In Kelly Fremon Craig’s radiantly funny and perceptive debut, The Edge of Seventeen, nobody gets off the hook, least of all the movie’s heroine, Hailee Steinfeld’s Nadine. There’s misbehavior and misunderstanding everywhere, and often Nadine, in particular, is the one you want to shake. That doesn’t make her unsympathetic: It merely makes her believable. Nadine, crabby, impatient and judgmental, has one friend and one friend only, Krista (Haley Lu Richardson), a smart, emotionally generous young woman who’s clearly more grounded than she is. The two have been friends since childhood, after bonding while sharing joint custody of a caterpillar: The poor creature meets an ignoble end, but the friendship sticks. Nadine is perpetually angry at her harried mother (Kyra Sedgwick), and at her brother, Darian (Blake Jenner, of Richard Linklater’s Everybody Wants Some!!), a star-athlete type who’s just too perfect. But mostly, she’s angry at an absence: Her father, whom she adored, died when she was an adolescent. She has never gotten over it—to the degree that these events can ever be gotten over—and she uses her anger as both shield and weapon, a defense against the world and an ever-ready excuse to lash out at it.
Writer-director Craig doesn’t flinch from the prickliness of Nadine’s character: We see how cavalierly Nadine treats the supersmart, supersweet classmate, Hayden Szeto’s Erwin, who develops a crush on her. Only the teacher in whom she confides, Mr. Bruner (played by a wonderfully deadpan Woody Harrelson), is able to jolt her out of her self-absorption—and that’s mostly because he pretty much ignores her, at least at first. Nadine is awful—but the more terrible her behavior, the more you feel for her, thanks largely to Steinfeld’s performance: She’s a thundercloud stomping around in sneakers, and still, she’s almost incandescent with promise. Even if you can’t excuse her behavior, you can still see glimmers of the person she’s on her way to becoming.
The Edge of Seventeen is particularly perceptive in how it deals with teenage sex—maybe even with sex in general. Even though Nadine has her sights set on the brooding school hottie, she toys with Erwin’s affection, almost without even realizing it. She invites herself to his houses for a dip in his swimming pool. He can’t believe his luck—he’s going to see her in a bathing suit! He feels luckier still when, after the two have splashed around a bit, like dolphins, she suggests they have sex—only to then laugh it off, because she doesn’t really mean it.
Erwin is stung. “You don’t say that to a man,” he shoots back, and though Nadine looks slightly chastened, you can see she doesn’t quite get it—yet.
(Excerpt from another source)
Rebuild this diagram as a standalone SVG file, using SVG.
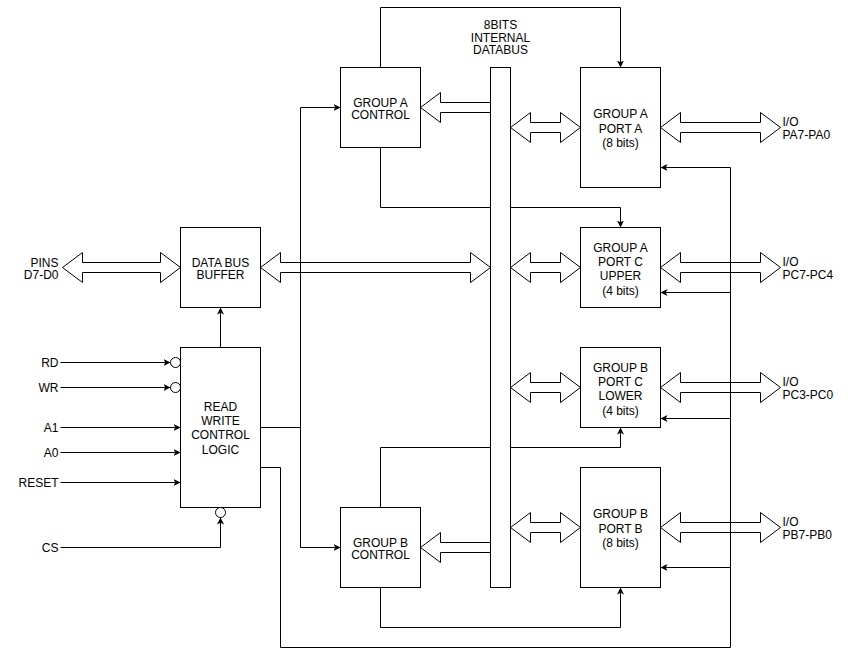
<svg xmlns="http://www.w3.org/2000/svg" width="850" height="656" viewBox="0 0 850 656">
<style>
.box{fill:#fff;stroke:#000;stroke-width:1}
.ln{fill:none;stroke:#000;stroke-width:1}
.ba{fill:#fff;stroke:#000;stroke-width:1}
.t{font-family:"Liberation Sans",Arial,sans-serif;font-size:12px;fill:#000}
.c{text-anchor:middle}
.r{text-anchor:end}
</style>
<defs>
<marker id="arr" viewBox="0 0 10 10" refX="10" refY="5" markerWidth="7" markerHeight="7" markerUnits="userSpaceOnUse" orient="auto"><path d="M0,0 L10,5 L0,10 L2.5,5 z" fill="#000"/></marker>
</defs>
<rect width="850" height="656" fill="#fff"/>
<g transform="translate(0.5,0.5)">
<g id="bus-arrows">
<path class="ba" d="M62 267 L82 252 L82 262 L160 262 L160 252 L180 267 L160 282 L160 272 L82 272 L82 282 Z"/>
<path class="ba" d="M260 267 L280 252 L280 262 L470 262 L470 252 L490 267 L470 282 L470 272 L280 272 L280 282 Z"/>
<path class="ba" d="M420 107 L440 92 L440 102 L490 102 L490 112 L440 112 L440 122 Z"/>
<path class="ba" d="M420 547 L440 532 L440 542 L490 542 L490 552 L440 552 L440 562 Z"/>
<path class="ba" d="M510 127 L530 112 L530 122 L560 122 L560 112 L580 127 L560 142 L560 132 L530 132 L530 142 Z"/>
<path class="ba" d="M510 267 L530 252 L530 262 L560 262 L560 252 L580 267 L560 282 L560 272 L530 272 L530 282 Z"/>
<path class="ba" d="M510 387 L530 372 L530 382 L560 382 L560 372 L580 387 L560 402 L560 392 L530 392 L530 402 Z"/>
<path class="ba" d="M510 527 L530 512 L530 522 L560 522 L560 512 L580 527 L560 542 L560 532 L530 532 L530 542 Z"/>
<path class="ba" d="M660 127 L680 112 L680 122 L760 122 L760 112 L780 127 L760 142 L760 132 L680 132 L680 142 Z"/>
<path class="ba" d="M660 267 L680 252 L680 262 L760 262 L760 252 L780 267 L760 282 L760 272 L680 272 L680 282 Z"/>
<path class="ba" d="M660 387 L680 372 L680 382 L760 382 L760 372 L780 387 L760 402 L760 392 L680 392 L680 402 Z"/>
<path class="ba" d="M660 527 L680 512 L680 522 L760 522 L760 512 L780 527 L760 542 L760 532 L680 532 L680 542 Z"/>
</g>
<g id="connectors">
<path class="ln" d="M380 67 V7 H620 V67" marker-end="url(#arr)"/>
<path class="ln" d="M380 147 V207 H620 V227" marker-end="url(#arr)"/>
<path class="ln" d="M380 507 V447 H620 V427" marker-end="url(#arr)"/>
<path class="ln" d="M380 587 V627 H620 V587" marker-end="url(#arr)"/>
<path class="ln" d="M260 427 H300 V107 H340" marker-end="url(#arr)"/>
<path class="ln" d="M300 427 V547 H340" marker-end="url(#arr)"/>
<path class="ln" d="M260 467 H280 V647 H730 V167 H660" marker-end="url(#arr)"/>
<path class="ln" d="M730 292 H660" marker-end="url(#arr)"/>
<path class="ln" d="M730 418 H660" marker-end="url(#arr)"/>
<path class="ln" d="M730 567 H660" marker-end="url(#arr)"/>
<path class="ln" d="M220 347 V307" marker-end="url(#arr)"/>
<path class="ln" d="M60 362 H170" marker-end="url(#arr)"/>
<path class="ln" d="M60 387 H170" marker-end="url(#arr)"/>
<path class="ln" d="M60 427 H180" marker-end="url(#arr)"/>
<path class="ln" d="M60 452 H180" marker-end="url(#arr)"/>
<path class="ln" d="M60 482 H180" marker-end="url(#arr)"/>
<path class="ln" d="M60 547 H220 V517" marker-end="url(#arr)"/>
<circle class="box" cx="175" cy="362" r="5"/>
<circle class="box" cx="175" cy="387" r="5"/>
<circle class="box" cx="220" cy="512" r="5"/>
</g>
<g id="bus">
<rect class="box" x="490" y="67" width="20" height="520"/>
<text class="t c" x="500" y="28.3">8BITS</text>
<text class="t c" x="500" y="41">INTERNAL</text>
<text class="t c" x="500" y="53.6">DATABUS</text>
</g>
<g id="group-a-control">
<rect class="box" x="340" y="67" width="80" height="80"/>
<text class="t c" x="380" y="106">GROUP A</text>
<text class="t c" x="380" y="118.6">CONTROL</text>
</g>
<g id="group-b-control">
<rect class="box" x="340" y="507" width="80" height="80"/>
<text class="t c" x="380" y="546">GROUP B</text>
<text class="t c" x="380" y="558.6">CONTROL</text>
</g>
<g id="data-bus-buffer">
<rect class="box" x="180" y="227" width="80" height="80"/>
<text class="t c" x="220" y="266">DATA BUS</text>
<text class="t c" x="220" y="278.6">BUFFER</text>
</g>
<g id="rw-control-logic">
<rect class="box" x="180" y="347" width="80" height="160"/>
<text class="t c" x="220" y="410">READ</text>
<text class="t c" x="220" y="424.4">WRITE</text>
<text class="t c" x="220" y="438.8">CONTROL</text>
<text class="t c" x="220" y="453.2">LOGIC</text>
</g>
<g id="port-a">
<rect class="box" x="580" y="67" width="80" height="120"/>
<text class="t c" x="620" y="117.6">GROUP A</text>
<text class="t c" x="620" y="132">PORT A</text>
<text class="t c" x="620" y="146.4">(8 bits)</text>
</g>
<g id="port-c-upper">
<rect class="box" x="580" y="227" width="80" height="80"/>
<text class="t c" x="620" y="251">GROUP A</text>
<text class="t c" x="620" y="265.4">PORT C</text>
<text class="t c" x="620" y="279.8">UPPER</text>
<text class="t c" x="620" y="294.2">(4 bits)</text>
</g>
<g id="port-c-lower">
<rect class="box" x="580" y="347" width="80" height="80"/>
<text class="t c" x="620" y="371">GROUP B</text>
<text class="t c" x="620" y="385.4">PORT C</text>
<text class="t c" x="620" y="399.8">LOWER</text>
<text class="t c" x="620" y="414.2">(4 bits)</text>
</g>
<g id="port-b">
<rect class="box" x="580" y="467" width="80" height="120"/>
<text class="t c" x="620" y="517.6">GROUP B</text>
<text class="t c" x="620" y="532">PORT B</text>
<text class="t c" x="620" y="546.4">(8 bits)</text>
</g>
<g id="labels">
<text class="t r" x="58" y="266">PINS</text>
<text class="t r" x="58" y="278.6">D7-D0</text>
<text class="t r" x="58" y="366.3">RD</text>
<text class="t r" x="58" y="391.3">WR</text>
<text class="t r" x="58" y="431.3">A1</text>
<text class="t r" x="58" y="456.3">A0</text>
<text class="t r" x="58" y="486.3">RESET</text>
<text class="t r" x="58" y="551.3">CS</text>
<text class="t" x="782" y="125">I/O</text>
<text class="t" x="782" y="138">PA7-PA0</text>
<text class="t" x="782" y="265">I/O</text>
<text class="t" x="782" y="278.6">PC7-PC4</text>
<text class="t" x="782" y="385">I/O</text>
<text class="t" x="782" y="398.6">PC3-PC0</text>
<text class="t" x="782" y="525">I/O</text>
<text class="t" x="782" y="538.6">PB7-PB0</text>
</g>
</g>
</svg>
In some ways The Edge of Seventeen seems like a typical coming-of-age story, but that’s only because there are so many ways in which coming of age is mundane and predictable. Craig and her actors, all of them wonderful, have freshened up the genre: As familiar as the basic story may be, it also hits some raw, nuanced notes. Nadine thinks she’s the center of the world, but she also feels she’s unworthy of it. It’s a moment of glory when she finally breaks out of both modes of thinking. Only then is she on the edge, and at the beginning, of everything.